The result is that Putin is doing to Russia what he found it so easy to do, for about a decade, to a foreign audience: manipulate the scenery so that onlookers saw what they wanted to see. (And what Putin wanted them to see.) The conflict in Ukraine, in which Russia has invaded its neighbor and captured the Crimean peninsula, seems to have finally fully broken the spell.

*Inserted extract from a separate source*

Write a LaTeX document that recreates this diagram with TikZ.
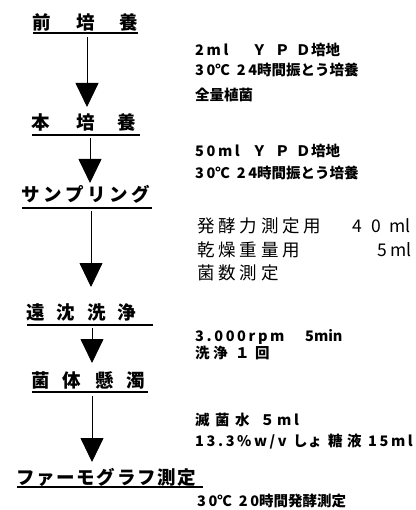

President Obama was badly fooled by Putin in his first term on missile defense, and badly fooled by Putin in his second term on Syria and Iran. It made for an apparently awkward scene at this week’s Asia-Pacific Economic Cooperation (APEC) summit in Beijing. According to Politico, the two met and spoke on three separate occasions at the summit on Ukraine. The White House is communicating its intent to increase sanctions on Russia if it keeps invading Ukraine. From reports, it seems Putin was able to stop himself from laughing his face off, at least while Obama was in the room.

But what’s so striking about this newfound anti-Putin toughness on the part of both Obama and the press is just how late in the game it is. Putin took the reins in Moscow at the turn of the century. His militarism is not new; his antidemocratic political tendencies are not new; his crackdown on the press isn’t new; his violations of U.S.-Russian agreements aren’t new; his anti-Americanism isn’t new; and his explicit actions against American interests aren’t new. What’s new is that a Western media and political class that enabled him all these years want credit for pretending they were on the right side of this issue all along.